On the first few listens, the album is less immediate than the debut, but patience reveals it to be richer, more eclectic and far more satisfying. They can still sound deliciously Spector-esque – as when Dream About Me marries Jönsson’s sumptuous melody to the band’s deep, percussive instrumentation - but they add nervy new wave rhythms, greedy helpings of synth and vastly improved performances by all the players. Listening to the lovely Help Me Close My Eyes, with its rippling rhythm and deft shifts in pace, you can hear how much the years of touring have tightened them musically.

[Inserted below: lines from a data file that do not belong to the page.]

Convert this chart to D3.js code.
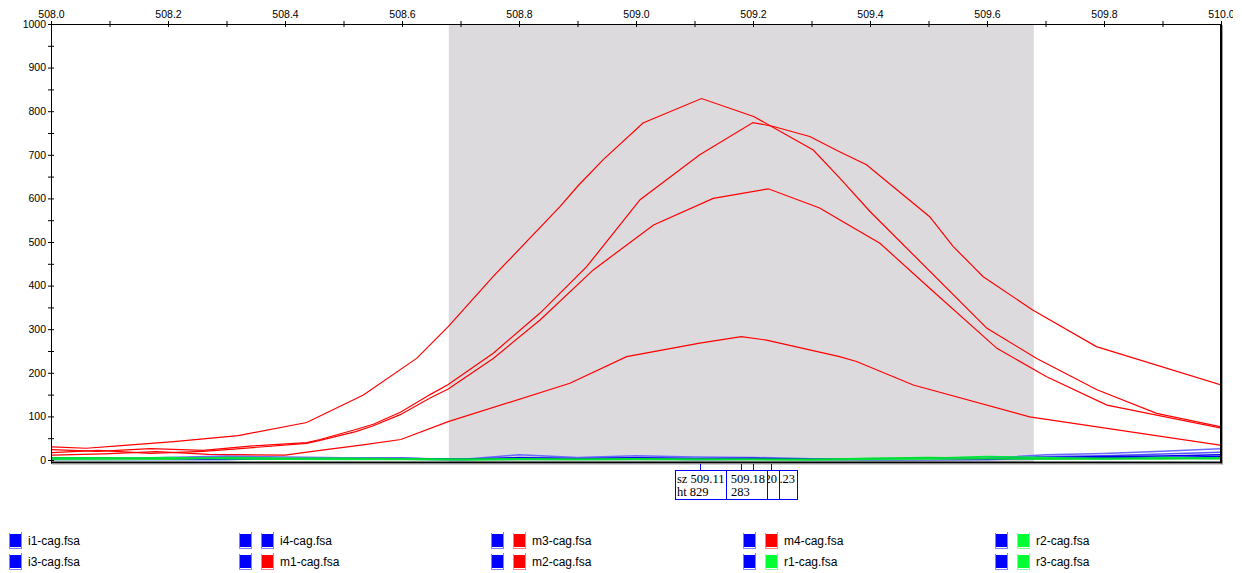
<!DOCTYPE html>
<html><head><meta charset="utf-8">
<script src="https://cdn.jsdelivr.net/npm/d3@7"></script>
<style>body{margin:0;background:#fff}svg{display:block}</style>
</head><body>
<svg id="chart" width="1242" height="573"></svg>
<script>
// ---------- data ----------
const sizeDomain = [508.0, 510.0];
const heightDomain = [0, 1000];
const xMajorTicks = [508.0, 508.2, 508.4, 508.6, 508.8, 509.0, 509.2, 509.4, 509.6, 509.8, 510.0];
const xMinorTicks = [508.1, 508.3, 508.5, 508.7, 508.9, 509.1, 509.3, 509.5, 509.7, 509.9];
const yMajorTicks = [0, 100, 200, 300, 400, 500, 600, 700, 800, 900, 1000];
const yMinorTicks = [50, 150, 250, 350, 450, 550, 650, 750, 850, 950];
const binRange = [508.68, 509.68];

// red traces: [size, height]
const m1Points = [[508.00,30],[508.06,27],[508.12,33],[508.21,42],[508.32,56],[508.437,86],[508.534,149],[508.625,233],[508.679,306],[508.756,421],[508.870,581],[508.901,629],[508.944,689],[509.012,773],[509.112,829],[509.201,788],[509.303,711],[509.348,647],[509.400,570],[509.600,302],[509.685,233],[509.788,161],[509.890,107],[510.000,76]];
const m2Points = [[508.00,24],[508.08,20],[508.17,26],[508.26,22],[508.34,32],[508.437,40],[508.46,47],[508.521,70],[508.551,82],[508.598,110],[508.648,150],[508.679,173],[508.756,245],[508.836,337],[508.916,444],[509.007,597],[509.109,700],[509.200,774],[509.235,765],[509.297,742],[509.348,707],[509.394,677],[509.502,558],[509.542,490],[509.576,444],[509.593,421],[509.678,344],[509.787,260],[510.000,172]];
const m3Points = [[508.00,17],[508.08,22],[508.17,15],[508.26,20],[508.34,28],[508.437,38],[508.46,45],[508.521,65],[508.550,78],[508.597,104],[508.648,142],[508.679,163],[508.756,233],[508.836,321],[508.927,436],[509.030,539],[509.132,600],[509.226,622],[509.314,578],[509.348,551],[509.417,497],[509.502,394],[509.617,256],[509.702,191],[509.805,126],[510.000,73]];
const m4Points = [[508.00,11],[508.09,14],[508.18,19],[508.27,13],[508.40,11],[508.46,22],[508.53,34],[508.598,47],[508.679,88],[508.887,176],[508.984,237],[509.109,268],[509.180,283],[509.223,275],[509.348,237],[509.377,226],[509.474,172],[509.673,99],[510.000,34]];

// near-baseline blue / green traces
const baseSizes = [508.0,508.1,508.2,508.3,508.4,508.5,508.6,508.7,508.8,508.9,509.0,509.1,509.2,509.3,509.4,509.5,509.6,509.7,509.8,509.9,510.0];
const blue1 = [2,1,2,3,2,3,4,2,5,3,5,3,4,2,1,1,2,6,8,9,12];
const blue2 = [4,3,6,9,7,5,4,1,12,6,10,7,6,3,2,2,4,12,15,20,26];
const blue3 = [1,2,1,1,3,2,2,1,3,2,3,1,2,1,1,1,1,3,5,6,8];
const blue4 = [3,2,4,5,3,4,3,0,6,4,5,4,4,2,1,2,3,8,10,14,18];
const green1 = [5,5,3,6,4,4,3,2,3,2,3,2,2,1,4,6,4,3,4,3,5];
const green2 = [2,4,6,3,2,2,2,1,2,1,2,1,1,1,2,4,8,6,3,6,4];
const green3 = [1,1,2,4,2,1,1,0,1,1,1,1,1,0,1,2,3,2,2,3,2];

// peak labels
const peakSizes = [509.11, 509.18, 509.20, 509.23];
const peakHeights = [829, 283, 771, 622];

// legend
const legendNames = ["i1-cag.fsa","i4-cag.fsa","m3-cag.fsa","m4-cag.fsa","r2-cag.fsa",
                     "i3-cag.fsa","m1-cag.fsa","m2-cag.fsa","r1-cag.fsa","r3-cag.fsa"];
const legendSwatches = [["blue"],["blue","blue"],["blue","red"],["blue","red"],["blue","green"],
                        ["blue"],["blue","red"],["blue","red"],["blue","green"],["blue","green"]];

// ---------- drawing ----------
const svg = d3.select("#chart");
svg.append("rect").attr("width",1242).attr("height",573).attr("fill","#fff");

const x = d3.scaleLinear().domain(sizeDomain).range([51, 1221]);
const y = d3.scaleLinear().domain(heightDomain).range([460, 24]);

// bin shading
svg.append("rect")
  .attr("x", x(binRange[0])).attr("y", y(1000) + 1)
  .attr("width", x(binRange[1]) - x(binRange[0]))
  .attr("height", 462 - y(1000) - 1)
  .attr("fill", "#dcdadd");

svg.append("clipPath").attr("id","plotclip").append("rect")
  .attr("x", 52).attr("y", 25).attr("width", 1168).attr("height", 437);

const plot = svg.append("g").attr("clip-path","url(#plotclip)");
const line = d3.line().x(d => x(d[0])).y(d => y(d[1]));

const baseSeries = [
  {v: blue3, c: "#0000ff"}, {v: blue4, c: "#5555ff"}, {v: blue2, c: "#6a6aff"}, {v: blue1, c: "#0000ee"},
  {v: green3, c: "#33e055"}, {v: green2, c: "#00e640"}, {v: green1, c: "#00dd33"}
];
baseSeries.forEach(s => {
  plot.append("path")
    .attr("d", line(baseSizes.map((sz, i) => [sz, s.v[i]])))
    .attr("fill","none").attr("stroke", s.c).attr("stroke-width", 1.5);
});

[m1Points, m2Points, m3Points, m4Points].forEach(p => {
  plot.append("path").attr("d", line(p))
    .attr("fill","none").attr("stroke","#ff0000").attr("stroke-width",1.2);
});

// top axis (labels clipped at the right like the reference)
svg.append("clipPath").attr("id","labelclip").append("rect")
  .attr("x",0).attr("y",-40).attr("width",1233).attr("height",80);
const gx = svg.append("g")
  .attr("transform", `translate(0,${y(1000)})`)
  .attr("clip-path","url(#labelclip)")
  .call(d3.axisTop(x)
    .tickValues([...xMajorTicks, ...xMinorTicks])
    .tickFormat(d => xMajorTicks.includes(d) ? d3.format(".1f")(d) : "")
    .tickSizeInner(3).tickSizeOuter(0).tickPadding(3));
gx.selectAll(".tick line").attr("y1", 3).attr("stroke","#000");
gx.select(".domain").attr("stroke","#000");
gx.attr("font-family","'Liberation Sans', Arial, sans-serif").attr("font-size",10.5);
gx.selectAll("text").attr("fill","#000");

// left axis
const gy = svg.append("g")
  .attr("transform", `translate(${x(508)},0)`)
  .call(d3.axisLeft(y)
    .tickValues([...yMajorTicks, ...yMinorTicks])
    .tickFormat(d => yMajorTicks.includes(d) ? d : "")
    .tickSizeInner(3).tickSizeOuter(0).tickPadding(2));
gy.select(".domain").remove();
gy.selectAll(".tick line").attr("x1", 3).attr("stroke","#000");
gy.attr("font-family","'Liberation Sans', Arial, sans-serif").attr("font-size",10.5);
gy.selectAll("text").attr("fill","#000");

// frame
svg.append("line").attr("x1",51.5).attr("x2",51.5).attr("y1",24).attr("y2",463.5).attr("stroke","#000");
svg.append("rect").attr("x",51).attr("y",461.5).attr("width",1171).attr("height",2).attr("fill","#000");
svg.append("rect").attr("x",1220).attr("y",24).attr("width",2).attr("height",439.5).attr("fill","#000");
svg.append("rect").attr("x",1222).attr("y",25).attr("width",1).attr("height",439.5).attr("fill","#a0a0a0");
svg.append("rect").attr("x",52).attr("y",463.5).attr("width",1171).attr("height",1).attr("fill","#a0a0a0");

// peak annotation boxes: overlapping boxes, the first one on top;
// each box shows only the part of its label that is not covered by the box before it
const boxW = 51, boxH = 29, boxTop = 470;
const boxLefts = peakSizes.map(sz => Math.round(x(sz)) - 25);
peakSizes.forEach(sz => {
  const cx = Math.round(x(sz)) + 0.5;
  svg.append("line").attr("x1",cx).attr("x2",cx).attr("y1",464).attr("y2",boxTop)
    .attr("stroke","#0000ff");
});
const sizeLabels = peakSizes.map(s => "sz " + d3.format(".2f")(s));
const htLabels = peakHeights.map(h => "ht " + h);
for (let i = peakSizes.length - 1; i >= 0; i--) {
  const left = boxLefts[i];
  const visLeft = i === 0 ? left : boxLefts[i - 1] + boxW;
  const g = svg.append("g");
  g.append("clipPath").attr("id","bc"+i).append("rect")
    .attr("x",visLeft + 1).attr("y",boxTop).attr("width",left + boxW - visLeft - 1).attr("height",boxH);
  g.append("rect").attr("x",left + 0.5).attr("y",boxTop + 0.5)
    .attr("width",boxW).attr("height",boxH)
    .attr("fill","#fff").attr("stroke","#0000ff");
  const t = g.append("g").attr("clip-path",`url(#bc${i})`)
    .attr("font-family","'Liberation Serif', 'Times New Roman', serif")
    .attr("font-size",12.5).attr("fill","#000");
  if (i === 0) {
    t.append("text").attr("x",left + 2).attr("y",boxTop + 13).text(sizeLabels[i]);
    t.append("text").attr("x",left + 2).attr("y",boxTop + 26).text(htLabels[i]);
  } else {
    const visW = left + boxW - visLeft;
    const nChars = Math.max(1, Math.round(visW / 6.3));
    const sTxt = sizeLabels[i].slice(-nChars);
    t.append("text").attr("x",left + boxW - 2).attr("y",boxTop + 13)
      .attr("text-anchor","end").text(sTxt);
    if (visW > 30) {
      t.append("text").attr("x",visLeft + 5).attr("y",boxTop + 26).text(htLabels[i].slice(3));
    }
  }
}

// legend
const colorMap = {blue: ["#0000ff", "#8080ff"], red: ["#ff0000", "#ff8080"], green: ["#00ff33", "#80ff99"]};
const colX = d3.scaleLinear().domain([0, 4]).range([9, 1017]);
const rowY = d3.scaleLinear().domain([0, 1]).range([541, 562]);
legendNames.forEach((name, i) => {
  const cx = Math.round(colX(i % 5));
  const cy = Math.round(rowY(Math.floor(i / 5)));
  const sw = legendSwatches[i];
  const g = svg.append("g");
  sw.forEach((c, k) => {
    const sx = cx - 22 * (sw.length - 1 - k);
    const [fill, light] = colorMap[c];
    g.append("rect").attr("x", sx + 1).attr("y", cy - 7).attr("width", 11).attr("height", 13).attr("fill", fill);
    g.append("path").attr("d", `M${sx + 0.5},${cy - 8}V${cy + 7.5}H${sx + 13}`)
      .attr("fill","none").attr("stroke", light);
    g.append("line").attr("x1", sx + 12.5).attr("x2", sx + 12.5).attr("y1", cy - 9).attr("y2", cy + 7)
      .attr("stroke", light);
  });
  g.append("text").attr("x", cx + 19).attr("y", cy + 4)
    .attr("font-family","'Liberation Sans', Arial, sans-serif").attr("font-size", 12)
    .attr("fill","#000").text(name);
});
</script>
</body></html>
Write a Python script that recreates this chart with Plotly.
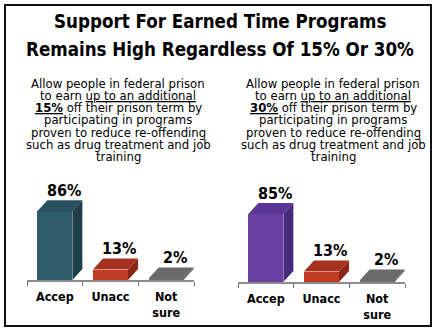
import plotly.graph_objects as go

# ---------------- data ----------------
categories = ["Accep", "Unacc", "Not sure"]
tick_labels = ["Accep", "Unacc", "Not<br>sure"]
values_15 = [86, 13, 2]
values_30 = [85, 13, 2]
value_labels_15 = ["86%", "13%", "2%"]
value_labels_30 = ["85%", "13%", "2%"]
title_lines = ["Support For Earned Time Programs",
               "Remains High Regardless Of 15% Or 30%"]
desc_15 = ["Allow people in federal prison",
           "to earn <u>up to an additional</u>",
           "<b><u>15%</u></b> off their prison term by",
           "participating in programs",
           "proven to reduce re-offending",
           "such as drug treatment and job",
           "training"]
desc_30 = ["Allow people in federal prison",
           "to earn <u>up to an additional</u>",
           "<b><u>30%</u></b> off their prison term by",
           "participating in programs",
           "proven to reduce re-offending",
           "such as drug treatment and job",
           "training"]

# ---------------- style ----------------
W, H = 437, 333
FONT = "DejaVu Sans Condensed, Liberation Sans, sans-serif"
BOLD = "DejaVu Sans Condensed, Liberation Sans, sans-serif"
colors_15 = [("#2F5B6B", "#28505F", "#1E3E4B"),
             ("#C23B25", "#A8301E", "#8A2616"),
             ("#6E6E6E", "#6A6A6A", "#666666")]
colors_30 = [("#6A40A4", "#5B3694", "#482A7C"),
             ("#C23B25", "#A8301E", "#8A2616"),
             ("#6E6E6E", "#6A6A6A", "#666666")]

BAR_W = 0.63
Y_SCALE = 0.8          # px per percentage point
Y_MAX = 110
DX_PX, DY_PX = 10, 11


def px2x(p):
    return p / W


def px2y(p):
    return 1 - p / H


panels = [
    dict(vals=values_15, labels=value_labels_15, cols=colors_15, desc=desc_15,
         x_px=(27, 194), base_px=280, desc_cx=118, xa="x", ya="y"),
    dict(vals=values_30, labels=value_labels_30, cols=colors_30, desc=desc_30,
         x_px=(238, 405), base_px=282, desc_cx=333, xa="x2", ya="y2"),
]

fig = go.Figure()
annotations = []
layout_axes = {}

for k, p in enumerate(panels):
    x0p, x1p = p["x_px"]
    px_per_unit = (x1p - x0p) / 3.0
    dx = DX_PX / px_per_unit
    dy = DY_PX / Y_SCALE
    xpos = list(range(len(categories)))
    # front faces as bars
    fig.add_trace(go.Bar(x=xpos, y=p["vals"], width=BAR_W,
                         marker=dict(color=[c[0] for c in p["cols"]], line=dict(width=0)),
                         xaxis=p["xa"], yaxis=p["ya"], showlegend=False, hoverinfo="skip"))
    for i, v in enumerate(p["vals"]):
        front, top, side = p["cols"][i]
        xl, xr = xpos[i] - BAR_W / 2, xpos[i] + BAR_W / 2
        # top face
        fig.add_trace(go.Scatter(x=[xl, xl + dx, xr + dx, xr, xl],
                                 y=[v, v + dy, v + dy, v, v],
                                 fill="toself", fillcolor=top, mode="lines",
                                 line=dict(width=0, color=top),
                                 xaxis=p["xa"], yaxis=p["ya"], showlegend=False,
                                 hoverinfo="skip"))
        # side face
        fig.add_trace(go.Scatter(x=[xr, xr + dx, xr + dx, xr, xr],
                                 y=[0, dy, v + dy, v, 0],
                                 fill="toself", fillcolor=side, mode="lines",
                                 line=dict(width=0, color=side),
                                 xaxis=p["xa"], yaxis=p["ya"], showlegend=False,
                                 hoverinfo="skip"))
        annotations.append(dict(x=xpos[i] + 0.16, y=v + dy, xref=p["xa"], yref=p["ya"],
                                text="<b>%s</b>" % p["labels"][i], showarrow=False,
                                yanchor="middle", yshift=10,
                                font=dict(family=BOLD, size=16, color="black")))
    xkey = "xaxis" if k == 0 else "xaxis2"
    ykey = "yaxis" if k == 0 else "yaxis2"
    layout_axes[xkey] = dict(domain=[px2x(x0p), px2x(x1p)], range=[-0.5, 2.5],
                             tickvals=xpos, ticktext=tick_labels, ticks="",
                             showline=True, linecolor="#8C8C8C", linewidth=1.5,
                             showgrid=False, zeroline=False, fixedrange=True,
                             ticklabelstandoff=4,
                             tickfont=dict(family=BOLD, size=12.5, color="black",
                                           weight="bold"),
                             minor=dict(tickvals=[-0.5, 0.5, 1.5, 2.5], ticks="outside",
                                        ticklen=4, tickwidth=1, tickcolor="#6E6E6E",
                                        showgrid=False),
                             anchor="y" if k == 0 else "y2")
    b = p["base_px"]
    layout_axes[ykey] = dict(domain=[px2y(b), px2y(b - Y_MAX * Y_SCALE)], range=[0, Y_MAX],
                             visible=False, showgrid=False, zeroline=False,
                             anchor="x" if k == 0 else "x2")
    for j, line in enumerate(p["desc"]):
        annotations.append(dict(x=px2x(p["desc_cx"]), y=px2y(83 + 12.3 * j),
                                xref="paper", yref="paper", text=line, showarrow=False,
                                xanchor="center", yanchor="middle",
                                font=dict(family=FONT, size=13, color="black")))

for j, (line, ypx) in enumerate(zip(title_lines, [22, 49])):
    annotations.append(dict(x=px2x(220), y=px2y(ypx), xref="paper", yref="paper",
                            text="<b>%s</b>" % line, showarrow=False,
                            xanchor="center", yanchor="middle",
                            font=dict(family=BOLD, size=18.6, color="black")))

fig.update_layout(
    width=W, height=H, margin=dict(l=0, r=0, t=0, b=0),
    paper_bgcolor="white", plot_bgcolor="white",
    bargap=0, showlegend=False, annotations=annotations,
    shapes=[dict(type="rect", xref="paper", yref="paper",
                 x0=px2x(5), x1=px2x(431), y0=px2y(326), y1=px2y(5),
                 line=dict(color="#111111", width=2))],
    **layout_axes,
)

fig.write_html("out.html")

Their hard work is rewarded on the gorgeous I’ll Be Yours, its propulsive bass and sighing synths rushing the listener into the arms of a soar-away chorus. If it weren’t for Jönsson’s creamy vocal, this could be The Cure at their giddy mid-80s peak. Sonically, Can’t Find Entrance is tougher and tauter, but just as hard to resist, while the fidgety, melancholy Keep Me in Your Pocket is so doe-eyed vulnerable it would soften Stalin’s stony heart.

Lyrically, Jönsson neurotically picks at the theme of new love, with the musical mood swings and sudden outbursts of intensity to match. A song as bruising as I Know Where You Live pt 2 is swiftly followed by the dreamy reverie of One Day Forever, an entrancingly intimate duet with The Maccabees’ Orlando Weeks. There are a couple of lesser moments – notably the listless When We Fade Away – but mostly Daydreams & Nightmares bristles with the restless invention and sheer passion of youth and intelligence. Older people may find themselves admiring it, envying it or both; the young should just adore it.